Charts and diagrams as code
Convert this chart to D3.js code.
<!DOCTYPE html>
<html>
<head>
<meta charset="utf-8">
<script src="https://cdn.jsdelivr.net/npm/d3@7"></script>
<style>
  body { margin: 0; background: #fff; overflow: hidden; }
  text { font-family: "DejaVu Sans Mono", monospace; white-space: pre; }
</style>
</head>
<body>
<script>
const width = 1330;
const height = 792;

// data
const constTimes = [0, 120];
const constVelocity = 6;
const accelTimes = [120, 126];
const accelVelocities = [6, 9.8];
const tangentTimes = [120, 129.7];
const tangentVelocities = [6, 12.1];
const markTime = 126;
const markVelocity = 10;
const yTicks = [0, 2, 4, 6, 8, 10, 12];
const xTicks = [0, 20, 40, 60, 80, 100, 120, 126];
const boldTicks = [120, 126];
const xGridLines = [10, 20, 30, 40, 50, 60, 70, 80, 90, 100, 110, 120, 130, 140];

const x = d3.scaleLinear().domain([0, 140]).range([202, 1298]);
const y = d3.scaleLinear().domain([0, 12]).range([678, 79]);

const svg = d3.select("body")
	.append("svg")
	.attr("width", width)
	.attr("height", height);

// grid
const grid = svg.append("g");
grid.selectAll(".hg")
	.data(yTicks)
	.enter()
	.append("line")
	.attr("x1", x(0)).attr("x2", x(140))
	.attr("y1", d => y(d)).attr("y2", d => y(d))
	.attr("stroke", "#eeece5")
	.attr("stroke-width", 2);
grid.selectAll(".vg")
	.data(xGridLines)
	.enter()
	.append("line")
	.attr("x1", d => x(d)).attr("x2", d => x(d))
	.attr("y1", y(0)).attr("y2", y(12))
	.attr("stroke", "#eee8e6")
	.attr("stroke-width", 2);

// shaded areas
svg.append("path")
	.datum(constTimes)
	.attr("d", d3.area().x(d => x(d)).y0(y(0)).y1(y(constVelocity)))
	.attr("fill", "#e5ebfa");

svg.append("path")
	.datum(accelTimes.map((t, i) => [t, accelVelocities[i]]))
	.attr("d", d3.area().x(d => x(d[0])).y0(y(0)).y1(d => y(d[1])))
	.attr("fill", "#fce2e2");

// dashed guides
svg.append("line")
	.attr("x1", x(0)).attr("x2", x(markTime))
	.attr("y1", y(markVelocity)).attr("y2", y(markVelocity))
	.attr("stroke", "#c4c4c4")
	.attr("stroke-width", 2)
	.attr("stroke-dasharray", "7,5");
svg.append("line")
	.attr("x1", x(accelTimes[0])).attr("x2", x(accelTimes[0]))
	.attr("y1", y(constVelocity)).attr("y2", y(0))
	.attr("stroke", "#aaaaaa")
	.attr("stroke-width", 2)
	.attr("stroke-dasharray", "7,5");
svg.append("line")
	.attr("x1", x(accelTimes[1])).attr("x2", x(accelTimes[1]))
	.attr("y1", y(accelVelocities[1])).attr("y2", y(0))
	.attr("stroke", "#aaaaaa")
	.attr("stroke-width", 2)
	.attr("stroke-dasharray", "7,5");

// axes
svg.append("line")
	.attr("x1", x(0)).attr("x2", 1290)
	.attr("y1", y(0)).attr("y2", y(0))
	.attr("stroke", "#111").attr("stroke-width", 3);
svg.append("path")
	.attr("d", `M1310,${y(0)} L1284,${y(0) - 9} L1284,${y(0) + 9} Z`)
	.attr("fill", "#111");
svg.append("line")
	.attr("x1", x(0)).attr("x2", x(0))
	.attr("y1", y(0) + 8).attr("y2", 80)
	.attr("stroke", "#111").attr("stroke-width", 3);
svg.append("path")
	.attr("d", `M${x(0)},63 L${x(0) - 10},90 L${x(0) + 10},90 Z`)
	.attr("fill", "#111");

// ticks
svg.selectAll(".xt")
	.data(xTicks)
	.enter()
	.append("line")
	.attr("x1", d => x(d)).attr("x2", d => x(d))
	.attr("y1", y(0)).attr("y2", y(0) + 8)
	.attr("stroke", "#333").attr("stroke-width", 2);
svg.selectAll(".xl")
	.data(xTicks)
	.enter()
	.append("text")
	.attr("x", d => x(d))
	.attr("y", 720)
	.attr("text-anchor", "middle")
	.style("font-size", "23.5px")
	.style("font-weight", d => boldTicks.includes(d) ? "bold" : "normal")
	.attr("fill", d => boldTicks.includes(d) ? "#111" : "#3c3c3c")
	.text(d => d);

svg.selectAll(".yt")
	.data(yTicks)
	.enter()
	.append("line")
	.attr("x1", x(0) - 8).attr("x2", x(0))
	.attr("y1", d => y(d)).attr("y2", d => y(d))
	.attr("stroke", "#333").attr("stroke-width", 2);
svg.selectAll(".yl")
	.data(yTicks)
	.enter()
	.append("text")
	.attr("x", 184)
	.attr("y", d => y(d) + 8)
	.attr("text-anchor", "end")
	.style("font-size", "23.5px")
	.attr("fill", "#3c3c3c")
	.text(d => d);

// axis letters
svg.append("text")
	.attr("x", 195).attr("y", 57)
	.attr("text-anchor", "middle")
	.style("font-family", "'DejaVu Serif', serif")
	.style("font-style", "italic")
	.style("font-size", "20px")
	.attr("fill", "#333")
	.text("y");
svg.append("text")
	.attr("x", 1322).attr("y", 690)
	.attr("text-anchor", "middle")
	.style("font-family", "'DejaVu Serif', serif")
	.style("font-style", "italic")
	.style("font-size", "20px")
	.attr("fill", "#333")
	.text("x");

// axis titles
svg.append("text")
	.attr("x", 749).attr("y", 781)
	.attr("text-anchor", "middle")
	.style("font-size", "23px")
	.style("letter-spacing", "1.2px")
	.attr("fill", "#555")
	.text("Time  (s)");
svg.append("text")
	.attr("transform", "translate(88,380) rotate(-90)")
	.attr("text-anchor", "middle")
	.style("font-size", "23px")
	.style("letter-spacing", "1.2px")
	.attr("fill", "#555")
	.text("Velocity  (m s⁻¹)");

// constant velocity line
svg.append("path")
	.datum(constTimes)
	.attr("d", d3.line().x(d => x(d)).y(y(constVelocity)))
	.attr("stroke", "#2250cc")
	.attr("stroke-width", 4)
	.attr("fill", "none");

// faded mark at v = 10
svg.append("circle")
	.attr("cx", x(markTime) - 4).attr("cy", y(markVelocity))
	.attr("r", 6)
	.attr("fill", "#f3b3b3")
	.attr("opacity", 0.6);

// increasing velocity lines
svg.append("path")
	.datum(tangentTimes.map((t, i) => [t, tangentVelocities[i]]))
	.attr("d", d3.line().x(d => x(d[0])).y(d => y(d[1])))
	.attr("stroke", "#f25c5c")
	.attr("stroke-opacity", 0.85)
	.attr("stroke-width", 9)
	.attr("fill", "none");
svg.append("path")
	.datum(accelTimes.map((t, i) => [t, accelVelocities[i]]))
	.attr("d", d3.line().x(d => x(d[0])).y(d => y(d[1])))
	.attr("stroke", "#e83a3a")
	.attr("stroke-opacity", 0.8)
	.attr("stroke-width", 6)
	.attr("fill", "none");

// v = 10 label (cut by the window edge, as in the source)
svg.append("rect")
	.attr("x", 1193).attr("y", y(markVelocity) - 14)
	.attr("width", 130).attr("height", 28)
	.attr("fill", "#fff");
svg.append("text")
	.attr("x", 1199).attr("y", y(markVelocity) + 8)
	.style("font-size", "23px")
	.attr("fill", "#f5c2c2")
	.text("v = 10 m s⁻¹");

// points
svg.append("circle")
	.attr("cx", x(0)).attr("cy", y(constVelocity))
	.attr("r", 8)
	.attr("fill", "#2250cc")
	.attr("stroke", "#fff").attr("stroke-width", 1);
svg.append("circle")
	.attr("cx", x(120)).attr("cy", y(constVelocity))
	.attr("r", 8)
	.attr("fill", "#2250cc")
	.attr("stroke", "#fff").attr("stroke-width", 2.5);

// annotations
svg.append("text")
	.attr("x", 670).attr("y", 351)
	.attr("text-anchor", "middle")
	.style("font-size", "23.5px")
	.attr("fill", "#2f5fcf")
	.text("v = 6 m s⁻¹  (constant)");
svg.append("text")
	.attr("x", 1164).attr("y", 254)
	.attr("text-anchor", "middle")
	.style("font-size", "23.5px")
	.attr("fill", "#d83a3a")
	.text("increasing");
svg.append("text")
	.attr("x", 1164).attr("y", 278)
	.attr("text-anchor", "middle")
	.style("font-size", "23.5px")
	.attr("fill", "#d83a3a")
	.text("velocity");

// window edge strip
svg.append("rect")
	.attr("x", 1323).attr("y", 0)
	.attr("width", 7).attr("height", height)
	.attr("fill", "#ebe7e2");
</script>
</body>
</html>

--

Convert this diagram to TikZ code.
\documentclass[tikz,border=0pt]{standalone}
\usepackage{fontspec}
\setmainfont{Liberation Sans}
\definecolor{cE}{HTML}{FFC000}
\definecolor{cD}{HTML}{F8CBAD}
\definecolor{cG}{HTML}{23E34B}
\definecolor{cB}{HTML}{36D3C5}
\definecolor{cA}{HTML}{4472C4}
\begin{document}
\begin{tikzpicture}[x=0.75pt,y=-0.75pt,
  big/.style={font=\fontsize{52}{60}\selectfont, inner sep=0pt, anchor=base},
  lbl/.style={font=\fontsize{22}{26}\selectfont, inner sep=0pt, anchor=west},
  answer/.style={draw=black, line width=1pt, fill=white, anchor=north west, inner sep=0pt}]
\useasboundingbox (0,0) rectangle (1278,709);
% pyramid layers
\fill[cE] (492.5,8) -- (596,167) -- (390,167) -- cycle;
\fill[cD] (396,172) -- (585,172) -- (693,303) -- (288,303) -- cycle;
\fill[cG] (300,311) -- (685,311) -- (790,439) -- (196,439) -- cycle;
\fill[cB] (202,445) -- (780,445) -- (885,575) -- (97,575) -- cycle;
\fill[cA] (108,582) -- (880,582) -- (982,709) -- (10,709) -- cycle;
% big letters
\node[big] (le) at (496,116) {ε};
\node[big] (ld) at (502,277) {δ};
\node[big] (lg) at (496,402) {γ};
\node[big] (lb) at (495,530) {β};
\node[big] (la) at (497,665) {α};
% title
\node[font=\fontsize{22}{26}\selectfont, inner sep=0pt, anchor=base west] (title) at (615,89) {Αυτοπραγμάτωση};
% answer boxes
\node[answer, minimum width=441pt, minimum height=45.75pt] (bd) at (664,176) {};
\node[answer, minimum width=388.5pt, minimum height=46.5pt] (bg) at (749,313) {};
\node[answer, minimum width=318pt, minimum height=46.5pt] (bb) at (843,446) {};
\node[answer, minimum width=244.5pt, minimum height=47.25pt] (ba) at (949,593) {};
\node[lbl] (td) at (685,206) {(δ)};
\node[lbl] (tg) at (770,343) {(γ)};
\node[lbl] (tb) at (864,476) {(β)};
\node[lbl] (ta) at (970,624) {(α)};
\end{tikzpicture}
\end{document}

▶ [WHAT IS ASKED] Take the line containing "Convert this chart to D3.js code." and the line containing "const height = 792;". Write out both and all lines between, exactly, and nothing more.

▶ [RESPONSE TO THE TASK]
Convert this chart to D3.js code.
<!DOCTYPE html>
<html>
<head>
<meta charset="utf-8">
<script src="https://cdn.jsdelivr.net/npm/d3@7"></script>
<style>
  body { margin: 0; background: #fff; overflow: hidden; }
  text { font-family: "DejaVu Sans Mono", monospace; white-space: pre; }
</style>
</head>
<body>
<script>
const width = 1330;
const height = 792;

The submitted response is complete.